**PROBLEM DESCRIPTION**. Copy exactly the lines from the beginning of the data down to and including the line holding "plt.rcParams['font.family'] = ['DejaVu", without any pictures.

☆ ☆ ☆ ☆ ☆ ☆ ☆

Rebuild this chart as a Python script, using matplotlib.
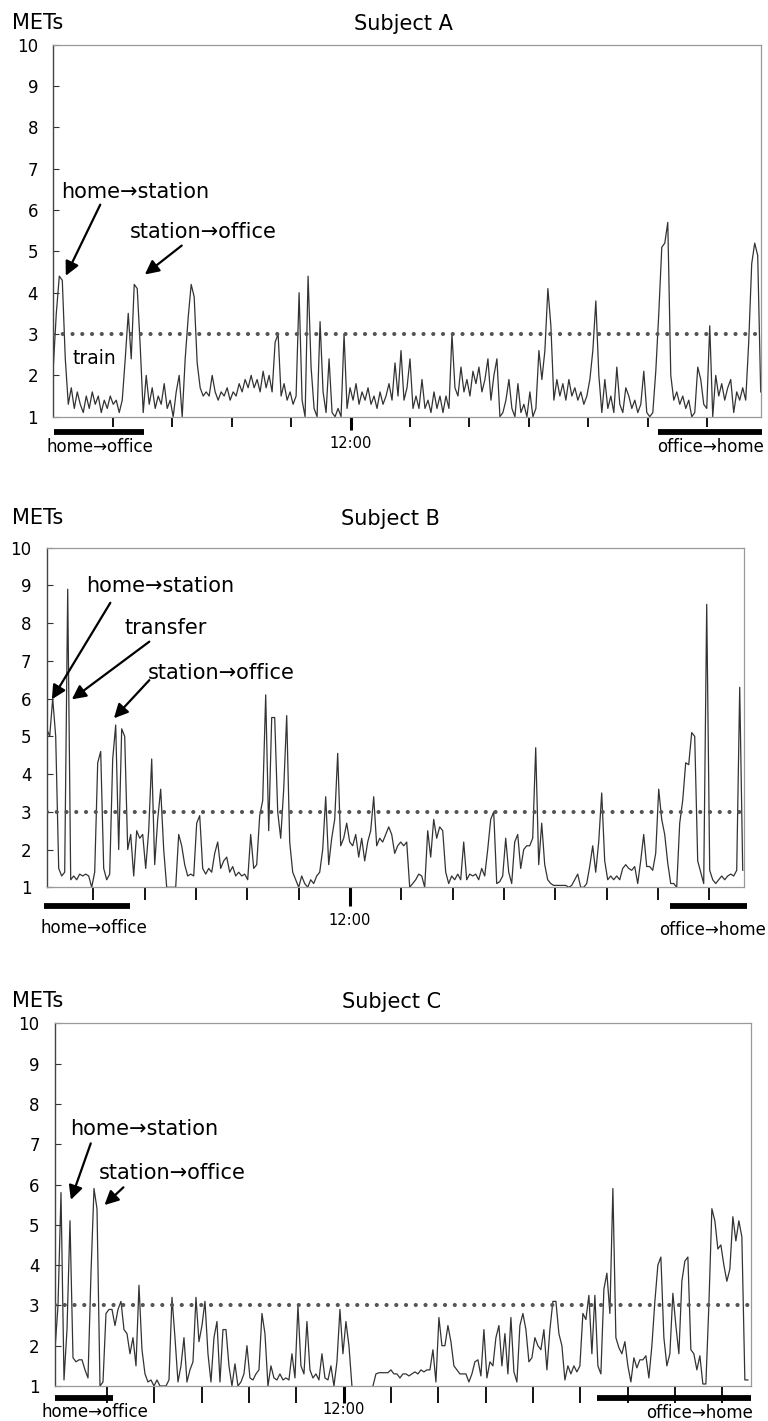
import numpy as np
import matplotlib
matplotlib.use("Agg")
import matplotlib.pyplot as plt

plt.rcParams['font.family'] = ['DejaVu Sans', 'Noto Sans CJK JP']

# ---------------- data (METs, sampled evenly over the day) ----------------
# Subject A: 07:00 - 18:54
a_time = (7.0, 18.9)
a_mets = [
    2.2, 3.5, 4.4, 4.3, 2.4, 1.3, 1.7, 1.2, 1.6, 1.3,
    1.1, 1.5, 1.2, 1.6, 1.3, 1.5, 1.1, 1.4, 1.2, 1.5,
    1.3, 1.4, 1.1, 1.4, 2.4, 3.5, 2.4, 4.2, 4.1, 2.7,
    1.1, 2.0, 1.3, 1.7, 1.2, 1.5, 1.3, 1.8, 1.2, 1.4,
    1.0, 1.6, 2.0, 1.0, 2.4, 3.4, 4.2, 3.9, 2.3, 1.7,
    1.5, 1.6, 1.5, 2.0, 1.6, 1.4, 1.6, 1.5, 1.7, 1.4,
    1.6, 1.5, 1.8, 1.6, 1.9, 1.7, 2.0, 1.7, 1.9, 1.6,
    2.1, 1.7, 2.0, 1.6, 2.8, 3.0, 1.5, 1.8, 1.4, 1.6,
    1.3, 1.5, 4.0, 1.4, 1.0, 4.4, 2.2, 1.2, 1.0, 3.3,
    1.6, 1.1, 2.4, 1.1, 1.0, 1.2, 1.0, 3.0, 1.2, 1.7,
    1.4, 1.8, 1.3, 1.6, 1.4, 1.7, 1.3, 1.5, 1.2, 1.6,
    1.3, 1.5, 1.8, 1.4, 2.3, 1.5, 2.6, 1.4, 1.7, 2.4,
    1.2, 1.5, 1.2, 1.9, 1.2, 1.4, 1.1, 1.6, 1.2, 1.5,
    1.1, 1.5, 1.2, 3.0, 1.7, 1.5, 2.2, 1.6, 1.9, 1.5,
    2.1, 1.8, 2.2, 1.6, 1.9, 2.4, 1.4, 2.0, 2.4, 1.0,
    1.1, 1.4, 1.9, 1.2, 1.0, 1.8, 1.1, 1.3, 1.0, 1.6,
    1.0, 1.2, 2.6, 1.9, 2.6, 4.1, 3.2, 1.4, 1.9, 1.5,
    1.8, 1.4, 1.9, 1.5, 1.7, 1.4, 1.6, 1.3, 1.5, 1.9,
    2.6, 3.8, 2.0, 1.1, 1.9, 1.2, 1.5, 1.1, 2.2, 1.3,
    1.1, 1.7, 1.5, 1.2, 1.4, 1.1, 1.3, 2.1, 1.1, 1.0,
    1.1, 2.1, 3.5, 5.1, 5.2, 5.7, 2.0, 1.4, 1.6, 1.3,
    1.5, 1.2, 1.4, 1.0, 1.1, 2.2, 1.9, 1.3, 1.2, 3.2,
    1.0, 2.0, 1.5, 1.8, 1.4, 1.7, 1.9, 1.1, 1.6, 1.4,
    1.7, 1.4, 2.8, 4.7, 5.2, 4.9, 1.6,
]

# Subject B: ~06:05 - 19:40
b_time = (6.09, 19.654)
b_mets = [
    5.2, 5.0, 6.0, 5.0, 1.5, 1.3, 1.4, 8.9, 1.2, 1.3,
    1.2, 1.35, 1.3, 1.35, 1.3, 1.0, 1.4, 4.3, 4.6, 1.5,
    1.2, 1.35, 4.4, 5.3, 2.0, 5.2, 5.0, 2.0, 2.4, 1.3,
    2.5, 2.3, 2.4, 1.5, 2.5, 4.4, 1.6, 2.8, 3.6, 2.0,
    1.0, 1.0, 1.0, 1.0, 2.4, 2.1, 1.6, 1.3, 1.35, 1.3,
    2.7, 2.9, 1.5, 1.35, 1.5, 1.4, 1.9, 2.2, 1.5, 1.7,
    1.8, 1.4, 1.55, 1.3, 1.4, 1.3, 1.35, 1.2, 2.4, 1.5,
    1.6, 2.9, 3.3, 6.1, 2.5, 5.5, 5.5, 3.0, 2.3, 3.6,
    5.55, 2.2, 1.4, 1.2, 1.0, 1.3, 1.1, 1.0, 1.2, 1.1,
    1.3, 1.4, 2.0, 3.4, 1.6, 2.3, 2.8, 4.55, 2.1, 2.3,
    2.7, 2.2, 2.1, 2.4, 1.8, 2.3, 1.7, 2.2, 2.5, 3.4,
    2.1, 2.3, 2.2, 2.4, 2.6, 2.4, 1.9, 2.1, 2.2, 2.1,
    2.2, 1.0, 1.1, 1.2, 1.35, 1.3, 1.0, 2.5, 1.8, 2.8,
    2.3, 2.6, 2.5, 1.4, 1.1, 1.3, 1.2, 1.35, 1.2, 2.2,
    1.2, 1.35, 1.3, 1.35, 1.2, 1.5, 1.3, 2.0, 2.8, 3.0,
    1.1, 1.15, 1.3, 2.3, 1.4, 1.1, 2.2, 2.4, 1.5, 2.0,
    2.1, 2.1, 2.3, 4.7, 1.6, 2.7, 1.6, 1.2, 1.1, 1.05,
    1.05, 1.05, 1.05, 1.05, 1.0, 1.05, 1.2, 1.35, 1.0, 1.0,
    1.1, 1.55, 2.1, 1.4, 2.2, 3.5, 1.7, 1.2, 1.3, 1.2,
    1.3, 1.2, 1.5, 1.6, 1.5, 1.45, 1.55, 1.1, 1.7, 2.4,
    1.55, 1.55, 1.45, 1.9, 3.6, 2.8, 2.4, 1.65, 1.1, 1.1,
    1.0, 2.7, 3.3, 4.3, 4.25, 5.1, 5.0, 1.7, 1.4, 1.1,
    8.5, 1.45, 1.2, 1.1, 1.2, 1.3, 1.2, 1.3, 1.35, 1.3,
    1.45, 6.3, 1.45,
]

# Subject C: ~05:55 - 20:35 (gap = no data)
c_time = (5.905, 20.54)
c_mets = [
    1.9, 3.0, 5.8, 1.15, 2.4, 5.1, 1.7, 1.6, 1.65, 1.65,
    1.4, 1.2, 3.8, 5.9, 5.4, 1.0, 1.1, 2.8, 2.9, 2.9,
    2.5, 2.9, 3.1, 2.4, 2.3, 1.8, 2.2, 1.5, 3.5, 1.9,
    1.3, 1.1, 1.15, 1.0, 1.15, 1.0, 1.0, 1.0, 1.15, 3.2,
    2.2, 1.1, 1.5, 2.2, 1.1, 1.4, 1.6, 3.2, 2.1, 2.5,
    3.1, 1.8, 1.1, 2.2, 2.6, 1.1, 2.4, 2.4, 1.5, 1.0,
    1.55, 1.0, 1.1, 1.3, 2.0, 1.2, 1.15, 1.3, 1.4, 2.8,
    2.3, 1.0, 1.5, 1.2, 1.15, 1.3, 1.15, 1.2, 1.15, 1.8,
    1.2, 3.0, 1.5, 1.3, 2.6, 1.4, 1.2, 1.3, 1.15, 1.8,
    1.2, 1.15, 1.5, 1.0, 1.6, 2.9, 1.8, 2.6, 2.0, 1.0,
    np.nan, np.nan, np.nan, np.nan, np.nan, np.nan, 1.0, 1.3, 1.33, 1.33,
    1.33, 1.33, 1.4, 1.3, 1.3, 1.2, 1.3, 1.3, 1.25, 1.3,
    1.35, 1.3, 1.4, 1.35, 1.4, 1.4, 1.9, 1.1, 2.7, 2.0,
    2.0, 2.5, 2.1, 1.5, 1.4, 1.3, 1.3, 1.3, 1.1, 1.3,
    1.6, 1.65, 1.25, 2.4, 1.2, 1.6, 1.5, 2.2, 2.5, 1.5,
    2.3, 1.3, 2.7, 1.35, 1.1, 2.5, 2.8, 2.4, 1.6, 1.7,
    2.2, 2.0, 1.9, 2.4, 1.4, 2.4, 3.1, 3.1, 2.3, 2.0,
    1.15, 1.5, 1.3, 1.5, 1.35, 1.5, 2.8, 2.65, 3.25, 1.8,
    3.25, 1.5, 1.3, 3.4, 3.8, 2.8, 5.9, 2.2, 1.95, 1.8,
    2.1, 1.5, 1.1, 1.7, 1.45, 1.65, 1.65, 1.75, 1.2, 2.0,
    3.1, 4.0, 4.2, 2.2, 1.5, 1.8, 3.3, 2.5, 1.8, 3.6,
    4.1, 4.2, 1.9, 1.8, 1.4, 1.75, 1.05, 1.05, 3.0, 5.4,
    5.1, 4.4, 4.5, 4.0, 3.6, 3.9, 5.2, 4.6, 5.1, 4.7,
    1.15, 1.15,
]

# x limits (hours) and hourly tick marks
a_xlim, b_xlim, c_xlim = (7.0, 18.9), (6.09, 19.685), (5.905, 20.6)
a_hours = list(range(8, 19))
b_hours = list(range(7, 20))
c_hours = list(range(7, 21))

# commute periods (hours): home->office, office->home
a_commute = [(7.02, 8.53), (17.18, 18.93)]
b_commute = [(6.03, 7.72), (18.24, 19.74)]
c_commute = [(5.905, 7.12), (17.35, 20.6)]

# annotations: (text, text pos, arrow tail, arrow tip)
a_notes = [("home→station", (7.14, 6.43), (7.79, 6.13), (7.21, 4.41)),
           ("station→office", (8.29, 5.46), (9.16, 5.14), (8.54, 4.44))]
b_notes = [("home→station", (6.86, 8.99), (7.33, 8.54), (6.19, 5.98)),
           ("transfer", (7.60, 7.86), (8.09, 7.51), (6.58, 5.98)),
           ("station→office", (8.06, 6.67), (8.09, 6.49), (7.40, 5.48))]
c_notes = [("home→station", (6.22, 7.38), (6.66, 7.02), (6.24, 5.62)),
           ("station→office", (6.84, 6.28), (7.35, 5.93), (6.95, 5.49))]

W, H = 768, 1421


def fxy(x, y):
    # pixel position -> figure fraction
    return x / W, 1 - y / H


def draw_panel(rect, time, mets, xlim, hours, commute, notes, bar_y,
               tick_len, tick_pad):
    ax = fig.add_axes(rect)
    t = np.linspace(time[0], time[1], len(mets))
    ax.plot(t, mets, color='#333333', lw=0.9, zorder=2)
    ax.axhline(3, color='#555555', lw=3.0, linestyle=(0, (0.01, 2.33)),
               dash_capstyle='round', zorder=3)
    ax.set_xlim(*xlim)
    ax.set_ylim(1, 10)
    ax.set_yticks(range(1, 11))
    ax.tick_params(axis='y', direction='in', length=4.3, width=0.8,
                   color='#333333', pad=11, labelsize=12)

    ax.set_xticks([12])
    ax.set_xticklabels(['12:00'])
    ax.set_xticks([h for h in hours if h != 12], minor=True)
    ax.tick_params(axis='x', which='major', direction='out',
                   length=tick_len[0], width=2.2, color='k',
                   pad=tick_pad, labelsize=10.5)
    ax.tick_params(axis='x', which='minor', direction='out',
                   length=tick_len[1], width=1.3, color='k')

    for s in ['top', 'right', 'bottom']:
        ax.spines[s].set_color('#999999')
        ax.spines[s].set_linewidth(0.9)
    ax.spines['left'].set_color('#444444')
    ax.spines['left'].set_linewidth(1.0)

    for x0, x1 in commute:
        ax.plot([x0, x1], [bar_y, bar_y], transform=ax.get_xaxis_transform(),
                color='k', lw=4.2, solid_capstyle='butt', clip_on=False)

    for label, txt, tail, tip in notes:
        ax.text(txt[0], txt[1], label, fontsize=15, ha='left', va='center')
        ax.annotate('', xy=tip, xytext=tail,
                    arrowprops=dict(arrowstyle='-|>,head_length=0.6,head_width=0.3',
                                    color='k', lw=1.6, shrinkA=0, shrinkB=0,
                                    mutation_scale=14))
    return ax


fig = plt.figure(figsize=(W / 100, H / 100), dpi=100)

# Subject A
ax_a = draw_panel([53.3 / W, 1 - 416.7 / H, 707.4 / W, 372 / H],
                  a_time, a_mets, a_xlim, a_hours, a_commute, a_notes,
                  -15.6 / 372, (9.4, 7.2), 4.8)
ax_a.text(7.33, 2.42, "train", fontsize=13.5, ha='left', va='center')

# Subject B
ax_b = draw_panel([46.7 / W, 1 - 887.3 / H, 697.6 / W, 339.6 / H],
                  b_time, b_mets, b_xlim, b_hours, b_commute, b_notes,
                  -18.4 / 339.6, (13.7, 9.0), 5.1)

# Subject C
ax_c = draw_panel([55 / W, 1 - 1386 / H, 695.7 / W, 362.7 / H],
                  c_time, c_mets, c_xlim, c_hours, c_commute, c_notes,
                  -11.8 / 362.7, (12.2, 12.2), -0.9)

# titles, axis captions and commute labels
for title, tx, ty in [("Subject A", 403, 24.3), ("Subject B", 390, 519),
                      ("Subject C", 392, 1001.7)]:
    fig.text(*fxy(tx, ty), title, fontsize=15, ha='center', va='center')
    fig.text(*fxy(12.3, ty - 1), "METs", fontsize=15, ha='left', va='center')

for label, lx, ly in [("home→office", 99.8, 447.3), ("office→home", 710.8, 447.3),
                      ("home→office", 93.5, 927.7), ("office→home", 712.5, 930),
                      ("home→office", 95, 1411.7), ("office→home", 699.5, 1413.3)]:
    fig.text(*fxy(lx, ly), label, fontsize=12, ha='center', va='center')

fig.savefig("out.png", dpi=100)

☆ ☆ ☆ ☆ ☆ ☆ ☆

**PROBLEM SOLUTION**.
Rebuild this chart as a Python script, using matplotlib.
import numpy as np
import matplotlib
matplotlib.use("Agg")
import matplotlib.pyplot as plt

plt.rcParams['font.family'] = ['DejaVu Sans', 'Noto Sans CJK JP']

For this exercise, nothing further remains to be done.